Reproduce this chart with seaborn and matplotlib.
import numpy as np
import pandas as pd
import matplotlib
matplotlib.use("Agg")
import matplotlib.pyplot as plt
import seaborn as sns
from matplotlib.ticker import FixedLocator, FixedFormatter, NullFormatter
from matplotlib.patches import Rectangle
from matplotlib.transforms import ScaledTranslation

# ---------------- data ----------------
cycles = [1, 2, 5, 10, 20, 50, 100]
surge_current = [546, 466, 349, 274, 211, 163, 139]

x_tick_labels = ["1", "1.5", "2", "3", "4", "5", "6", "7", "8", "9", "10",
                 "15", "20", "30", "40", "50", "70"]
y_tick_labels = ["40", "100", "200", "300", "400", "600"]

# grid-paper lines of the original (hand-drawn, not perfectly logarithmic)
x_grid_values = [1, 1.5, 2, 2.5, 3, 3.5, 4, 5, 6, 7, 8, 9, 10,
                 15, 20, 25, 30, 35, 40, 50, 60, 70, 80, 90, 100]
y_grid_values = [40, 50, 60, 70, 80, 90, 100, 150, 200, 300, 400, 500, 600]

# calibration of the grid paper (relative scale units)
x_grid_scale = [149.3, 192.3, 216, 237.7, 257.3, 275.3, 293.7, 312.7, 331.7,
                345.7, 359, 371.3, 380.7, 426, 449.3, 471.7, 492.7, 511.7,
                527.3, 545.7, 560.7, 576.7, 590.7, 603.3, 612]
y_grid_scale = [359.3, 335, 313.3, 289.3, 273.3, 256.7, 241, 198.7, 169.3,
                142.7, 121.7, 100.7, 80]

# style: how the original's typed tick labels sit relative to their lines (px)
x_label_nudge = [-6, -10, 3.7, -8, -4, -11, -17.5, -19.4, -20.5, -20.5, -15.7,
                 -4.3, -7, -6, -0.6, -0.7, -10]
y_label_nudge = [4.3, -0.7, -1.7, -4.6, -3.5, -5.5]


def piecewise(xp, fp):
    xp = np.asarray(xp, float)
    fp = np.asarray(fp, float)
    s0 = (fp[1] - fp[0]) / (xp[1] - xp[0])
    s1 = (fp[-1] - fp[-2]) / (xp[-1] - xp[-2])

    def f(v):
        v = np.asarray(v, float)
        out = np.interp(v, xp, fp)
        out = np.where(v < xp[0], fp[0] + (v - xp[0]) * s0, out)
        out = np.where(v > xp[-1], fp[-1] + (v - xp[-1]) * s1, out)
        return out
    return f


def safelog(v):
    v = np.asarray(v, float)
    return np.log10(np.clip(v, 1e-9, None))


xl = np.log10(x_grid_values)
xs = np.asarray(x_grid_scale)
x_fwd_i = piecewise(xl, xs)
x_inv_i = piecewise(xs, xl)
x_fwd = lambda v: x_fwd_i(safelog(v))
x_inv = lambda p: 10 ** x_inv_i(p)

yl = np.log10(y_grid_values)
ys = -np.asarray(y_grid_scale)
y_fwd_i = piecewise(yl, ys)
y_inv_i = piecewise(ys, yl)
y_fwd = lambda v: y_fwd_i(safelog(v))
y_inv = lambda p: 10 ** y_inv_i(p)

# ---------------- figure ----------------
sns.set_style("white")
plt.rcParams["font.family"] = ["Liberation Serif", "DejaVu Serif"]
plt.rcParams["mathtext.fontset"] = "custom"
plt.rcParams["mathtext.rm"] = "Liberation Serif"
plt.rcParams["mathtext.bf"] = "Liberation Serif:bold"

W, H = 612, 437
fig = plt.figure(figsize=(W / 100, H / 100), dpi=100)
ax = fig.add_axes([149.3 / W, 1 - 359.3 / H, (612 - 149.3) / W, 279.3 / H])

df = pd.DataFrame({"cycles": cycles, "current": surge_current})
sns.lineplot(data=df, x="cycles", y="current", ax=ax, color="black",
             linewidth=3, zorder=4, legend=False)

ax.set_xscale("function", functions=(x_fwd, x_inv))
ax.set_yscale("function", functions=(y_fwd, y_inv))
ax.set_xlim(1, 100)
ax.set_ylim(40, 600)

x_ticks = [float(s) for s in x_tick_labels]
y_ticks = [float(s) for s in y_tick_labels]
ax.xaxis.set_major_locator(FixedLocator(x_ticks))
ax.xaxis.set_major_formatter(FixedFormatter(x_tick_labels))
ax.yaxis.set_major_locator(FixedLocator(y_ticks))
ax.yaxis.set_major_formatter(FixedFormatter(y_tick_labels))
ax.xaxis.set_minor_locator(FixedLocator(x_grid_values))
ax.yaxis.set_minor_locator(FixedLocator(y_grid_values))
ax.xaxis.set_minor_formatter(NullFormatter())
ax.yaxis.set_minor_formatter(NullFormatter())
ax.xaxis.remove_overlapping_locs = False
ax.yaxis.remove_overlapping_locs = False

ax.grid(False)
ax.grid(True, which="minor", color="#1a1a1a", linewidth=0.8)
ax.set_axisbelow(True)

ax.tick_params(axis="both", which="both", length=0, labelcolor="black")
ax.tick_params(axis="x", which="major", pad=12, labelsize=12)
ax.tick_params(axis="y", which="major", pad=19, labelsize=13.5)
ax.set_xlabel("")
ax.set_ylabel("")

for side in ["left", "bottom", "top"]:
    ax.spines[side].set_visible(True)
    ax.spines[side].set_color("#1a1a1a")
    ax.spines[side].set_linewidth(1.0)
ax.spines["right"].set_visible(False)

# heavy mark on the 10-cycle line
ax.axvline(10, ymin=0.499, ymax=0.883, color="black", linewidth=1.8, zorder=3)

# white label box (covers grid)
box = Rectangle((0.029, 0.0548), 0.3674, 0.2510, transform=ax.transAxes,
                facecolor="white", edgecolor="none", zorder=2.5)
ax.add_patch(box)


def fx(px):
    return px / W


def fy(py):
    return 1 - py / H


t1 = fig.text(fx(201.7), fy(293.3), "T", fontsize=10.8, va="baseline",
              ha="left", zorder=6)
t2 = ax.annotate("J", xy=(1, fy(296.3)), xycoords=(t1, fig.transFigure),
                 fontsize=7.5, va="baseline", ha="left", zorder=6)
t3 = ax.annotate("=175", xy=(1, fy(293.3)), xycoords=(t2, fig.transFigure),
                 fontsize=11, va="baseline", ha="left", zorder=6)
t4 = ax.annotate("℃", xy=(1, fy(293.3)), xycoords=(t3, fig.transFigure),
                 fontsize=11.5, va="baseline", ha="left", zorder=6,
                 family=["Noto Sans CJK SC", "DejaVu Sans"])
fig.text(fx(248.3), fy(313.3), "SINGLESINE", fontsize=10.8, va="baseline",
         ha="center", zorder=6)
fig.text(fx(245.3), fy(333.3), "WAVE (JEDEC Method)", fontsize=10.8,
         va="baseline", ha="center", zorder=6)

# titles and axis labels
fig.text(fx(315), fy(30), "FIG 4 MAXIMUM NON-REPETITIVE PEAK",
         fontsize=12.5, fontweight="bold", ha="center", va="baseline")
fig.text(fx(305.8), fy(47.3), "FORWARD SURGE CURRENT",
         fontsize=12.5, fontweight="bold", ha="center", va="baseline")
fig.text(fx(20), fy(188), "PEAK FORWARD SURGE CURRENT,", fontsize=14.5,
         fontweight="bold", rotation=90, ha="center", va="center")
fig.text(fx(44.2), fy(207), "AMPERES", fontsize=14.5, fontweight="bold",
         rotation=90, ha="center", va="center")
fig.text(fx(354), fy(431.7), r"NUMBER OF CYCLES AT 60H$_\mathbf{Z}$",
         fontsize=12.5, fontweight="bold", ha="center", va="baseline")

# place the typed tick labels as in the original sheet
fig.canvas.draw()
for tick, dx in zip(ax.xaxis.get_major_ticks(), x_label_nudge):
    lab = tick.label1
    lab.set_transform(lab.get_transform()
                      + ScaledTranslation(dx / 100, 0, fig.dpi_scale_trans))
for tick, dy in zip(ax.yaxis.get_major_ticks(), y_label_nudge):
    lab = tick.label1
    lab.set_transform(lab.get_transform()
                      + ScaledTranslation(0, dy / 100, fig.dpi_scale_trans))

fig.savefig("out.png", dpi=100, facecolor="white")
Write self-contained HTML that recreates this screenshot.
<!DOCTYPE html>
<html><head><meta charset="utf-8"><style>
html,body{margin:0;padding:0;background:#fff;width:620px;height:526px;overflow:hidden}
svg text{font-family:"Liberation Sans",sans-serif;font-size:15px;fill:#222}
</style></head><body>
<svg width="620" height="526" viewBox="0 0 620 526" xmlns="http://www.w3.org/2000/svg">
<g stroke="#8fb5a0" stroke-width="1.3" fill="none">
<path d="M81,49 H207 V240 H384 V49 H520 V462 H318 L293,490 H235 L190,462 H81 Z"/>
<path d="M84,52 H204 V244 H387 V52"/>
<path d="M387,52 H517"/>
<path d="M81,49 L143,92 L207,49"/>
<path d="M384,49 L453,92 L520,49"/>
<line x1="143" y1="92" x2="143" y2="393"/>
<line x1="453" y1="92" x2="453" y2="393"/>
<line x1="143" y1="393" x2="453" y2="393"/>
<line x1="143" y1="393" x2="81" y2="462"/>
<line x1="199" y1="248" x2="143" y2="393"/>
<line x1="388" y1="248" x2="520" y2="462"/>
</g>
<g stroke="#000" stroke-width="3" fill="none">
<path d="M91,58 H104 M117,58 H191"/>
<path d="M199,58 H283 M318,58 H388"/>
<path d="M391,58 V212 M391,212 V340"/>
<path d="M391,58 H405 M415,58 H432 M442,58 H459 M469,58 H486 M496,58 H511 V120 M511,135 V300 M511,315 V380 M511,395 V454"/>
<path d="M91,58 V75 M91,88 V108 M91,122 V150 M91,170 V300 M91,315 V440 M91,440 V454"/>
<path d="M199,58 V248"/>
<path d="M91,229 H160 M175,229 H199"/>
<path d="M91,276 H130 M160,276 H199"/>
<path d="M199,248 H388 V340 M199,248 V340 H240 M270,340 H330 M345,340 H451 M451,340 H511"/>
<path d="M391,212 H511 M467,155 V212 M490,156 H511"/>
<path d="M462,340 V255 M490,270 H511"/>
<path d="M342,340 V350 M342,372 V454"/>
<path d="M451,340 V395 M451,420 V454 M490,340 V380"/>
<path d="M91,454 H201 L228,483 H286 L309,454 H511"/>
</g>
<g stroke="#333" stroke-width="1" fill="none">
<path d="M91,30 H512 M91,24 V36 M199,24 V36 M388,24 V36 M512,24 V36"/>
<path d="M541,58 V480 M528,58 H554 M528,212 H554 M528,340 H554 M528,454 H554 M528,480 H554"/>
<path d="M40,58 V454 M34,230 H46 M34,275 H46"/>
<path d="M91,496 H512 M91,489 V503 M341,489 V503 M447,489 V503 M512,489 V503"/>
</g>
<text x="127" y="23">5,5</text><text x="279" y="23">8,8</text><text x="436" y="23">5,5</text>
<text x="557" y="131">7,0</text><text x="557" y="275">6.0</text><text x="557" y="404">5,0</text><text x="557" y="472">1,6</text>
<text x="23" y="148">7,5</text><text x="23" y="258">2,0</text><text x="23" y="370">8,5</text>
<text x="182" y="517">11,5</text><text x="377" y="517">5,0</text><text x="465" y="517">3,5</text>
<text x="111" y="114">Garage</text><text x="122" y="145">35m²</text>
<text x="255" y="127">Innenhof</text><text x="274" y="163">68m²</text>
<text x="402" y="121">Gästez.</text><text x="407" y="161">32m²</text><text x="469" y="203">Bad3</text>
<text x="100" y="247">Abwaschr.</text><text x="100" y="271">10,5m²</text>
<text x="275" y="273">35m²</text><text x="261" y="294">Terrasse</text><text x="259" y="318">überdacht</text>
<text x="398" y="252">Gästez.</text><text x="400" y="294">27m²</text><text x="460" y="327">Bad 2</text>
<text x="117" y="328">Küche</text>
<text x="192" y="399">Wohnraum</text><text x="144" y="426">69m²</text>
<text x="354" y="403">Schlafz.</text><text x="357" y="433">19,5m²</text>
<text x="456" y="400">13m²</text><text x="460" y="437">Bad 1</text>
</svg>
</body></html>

--- --- ---

### Exercise goal
Write down again the exact lines running from the beginning of the data to the line containing "400, 500, 600]", with both ends included.

### Correct response
Reproduce this chart with seaborn and matplotlib.
import numpy as np
import pandas as pd
import matplotlib
matplotlib.use("Agg")
import matplotlib.pyplot as plt
import seaborn as sns
from matplotlib.ticker import FixedLocator, FixedFormatter, NullFormatter
from matplotlib.patches import Rectangle
from matplotlib.transforms import ScaledTranslation

# ---------------- data ----------------
cycles = [1, 2, 5, 10, 20, 50, 100]
surge_current = [546, 466, 349, 274, 211, 163, 139]

x_tick_labels = ["1", "1.5", "2", "3", "4", "5", "6", "7", "8", "9", "10",
                 "15", "20", "30", "40", "50", "70"]
y_tick_labels = ["40", "100", "200", "300", "400", "600"]

# grid-paper lines of the original (hand-drawn, not perfectly logarithmic)
x_grid_values = [1, 1.5, 2, 2.5, 3, 3.5, 4, 5, 6, 7, 8, 9, 10,
                 15, 20, 25, 30, 35, 40, 50, 60, 70, 80, 90, 100]
y_grid_values = [40, 50, 60, 70, 80, 90, 100, 150, 200, 300, 400, 500, 600]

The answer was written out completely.